Illegal Aliens Urged to Enter the Labor Force Without Work Authorization
Last Updated: July 12, 2013
- A similar sentiment was expressed in the agency’s internal newsletter of May 31, 2012 covering the event: “This administration . . . will not be satisfied until everyone that wants to work finds a job,” Solis said. “And that’s what our partnership with CASA de Maryland offers.” This edition of the DOL newsletter was routed to White House publicists Amy Brundage and Shannon Gilson by Labor Spokesman Carl Fillichio, who recently offended DOL staffers by emailing them a game called “Lent Madness,” which involved eliminating Episcopal saints in a Fantasy-Football style tournament.
- CASA, which stands for the Central American Solidarity Association, is a nonprofit founded in 1985 whose mission is to ensure that “all people – especially women, low-income people, and workers – can participate and fully benefit [in and from American society], regardless of their immigration status,” according to a May 29, 2012 memo to the Secretary preparing her for the visit. Another May 29, 2012 memo developed in preparation for the Secretary’s visit characterizes CASA as being “located in a shopping center” and “the site of the largest corner for day laborers.”
- Also included in the agency’s release is a July 14, 2011 Washington Post profile of CASA’s director Gustavo Torres.
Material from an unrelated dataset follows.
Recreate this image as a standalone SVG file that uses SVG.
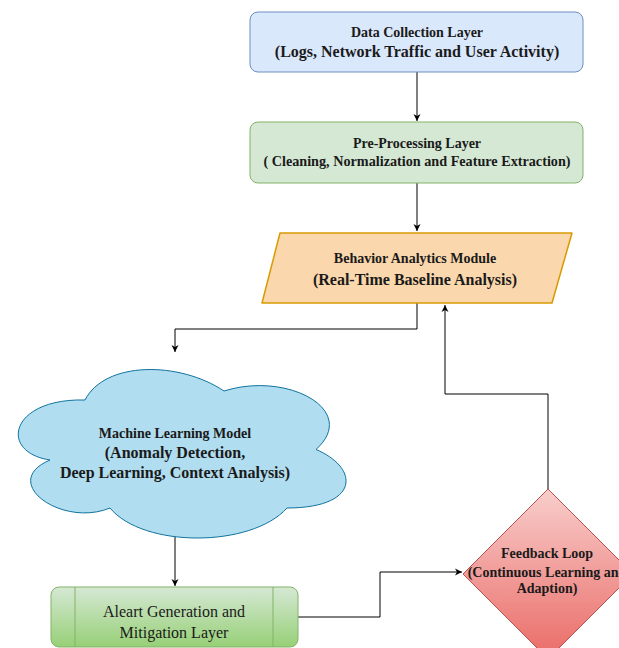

According to the article, “nearly half of CASA’s $6 million budget comes from local, state, and federal appropriations.” The article goes on to state that “CASA uses a significant portion of that money to help illegal immigrants.” DOL awarded the organization $187,000 in 2012 according to a May 31, 2012 email also included in the production, indicating that the agency was well aware of the way taxpayer funds were being spent.
UPDATE July 9, 2013:
The records obtained on July 9, 2013 by compulsion of the court show that CASA, which bills itself the “go-to” organization for illegal alien advocacy in that state, boasts an annual operating budget in excess of $5,000,000. Notwithstanding CASA’s apparent strength and size, DOL continues to conceal funding sources for the organization, arguing that disclosing how much taxpayer funding it receives each year could cause the day laborer training center “competitive harm.”
Also notable in the agency’s supplemental production is the fact that both U.S. Senators for Maryland Mikulski and Van Hollen appear to have lobbied DOL through a process called “lettermarking,” for CASA to win Susan Harwood Training Grant from DOL’s Occupational Safety & Health Administration (OSHA). Interestingly, though awarded $181,390 by OSHA, CASA offered none of the “intensive” safety training it promised in applying for the grant, concentrating its efforts instead on exceeding even its own goals in the delivery of labor rights training.